REQUIRED WORK
Collect each line holding the string "this".

RECORDED DATA
╔══

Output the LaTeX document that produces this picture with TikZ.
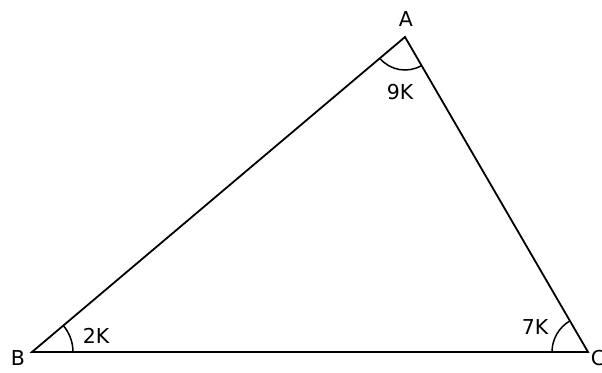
\documentclass[tikz,border=0pt]{standalone}
\usepackage{fontspec}
\setmainfont{DejaVu Sans}
\usetikzlibrary{calc}
\begin{document}
\begin{tikzpicture}[x=1pt,y=-1pt,
  edge/.style={line width=1.8pt,black},
  anglearc/.style={line width=1.5pt,black},
  lbl/.style={font=\fontsize{20.5}{22}\selectfont,inner sep=0pt}]
\useasboundingbox (0,0) rectangle (602,372);
\coordinate (A) at (405,37);
\coordinate (B) at (32,352);
\coordinate (C) at (588,352);
\draw[edge] (A) -- (B) -- (C) -- cycle;
% angle arcs (angles measured with y pointing down)
\draw[anglearc] ($(A)+(59.85:33)$) arc[start angle=59.85,end angle=139.8,radius=33];
\draw[anglearc] ($(B)+(-40.18:41)$) arc[start angle=-40.18,end angle=0,radius=41];
\draw[anglearc] ($(C)+(180:36)$) arc[start angle=180,end angle=239.85,radius=36];
\node[lbl] (la) at (406,19) {A};
\node[lbl] (lb) at (18,358) {B};
\node[lbl] (lc) at (598,358) {C};
\node[lbl] (l9) at (400,92) {9K};
\node[lbl] (l2) at (96,336) {2K};
\node[lbl] (l7) at (535,327) {7K};
\end{tikzpicture}
\end{document}
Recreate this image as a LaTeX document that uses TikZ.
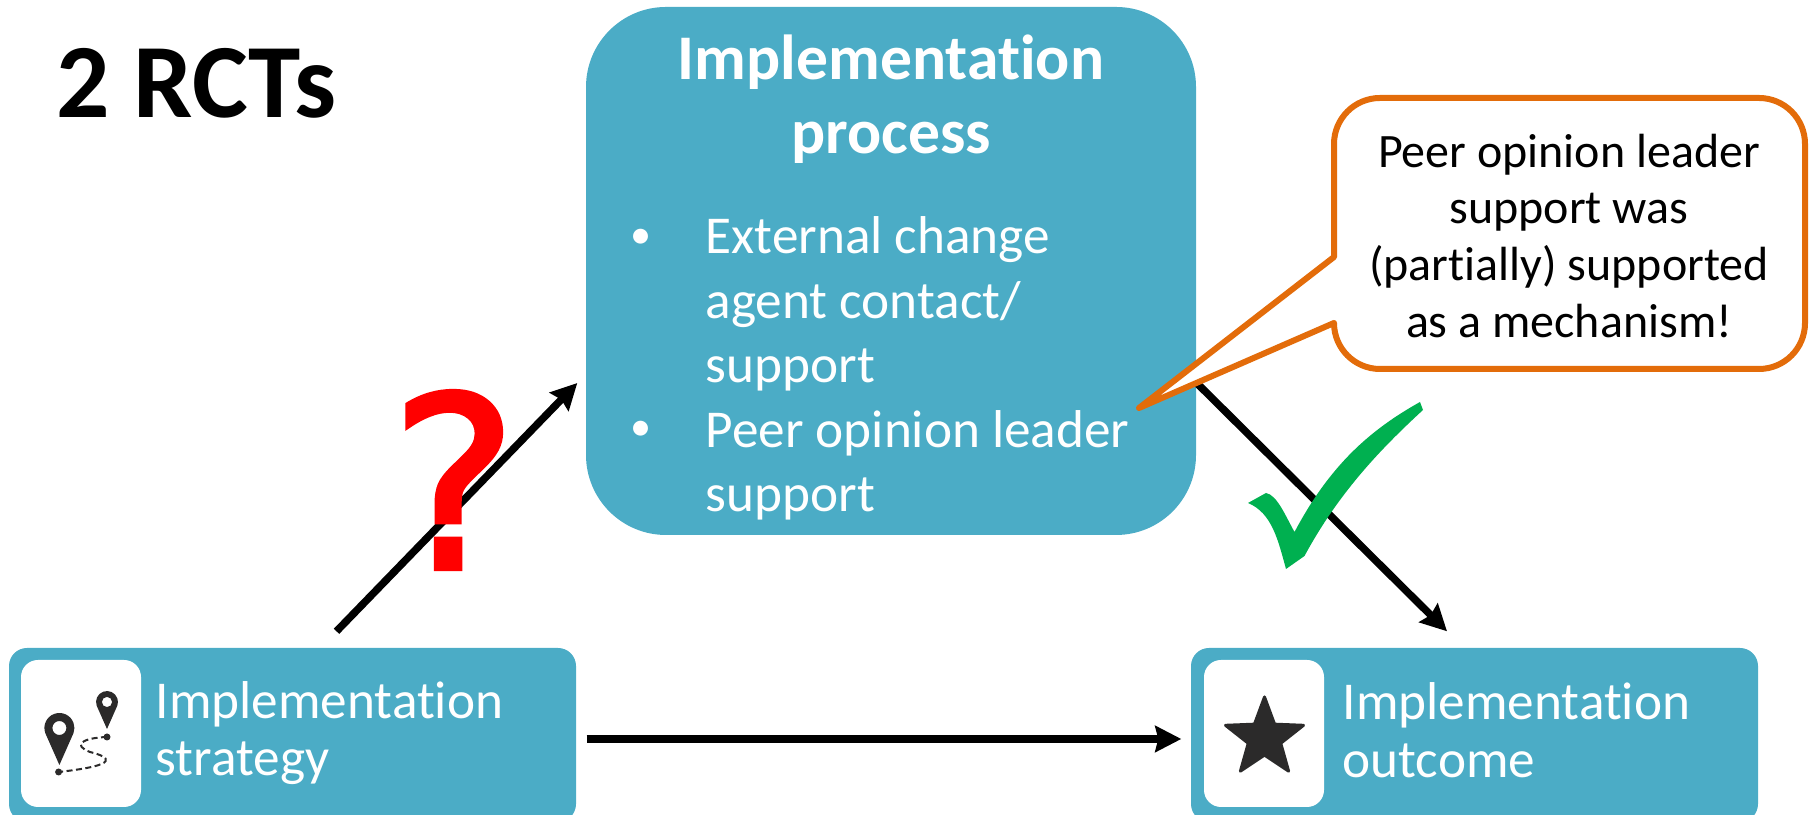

╚══

ANSWER FOR THE TASK
Output the LaTeX document that produces this picture with TikZ.
Recreate this image as a LaTeX document that uses TikZ.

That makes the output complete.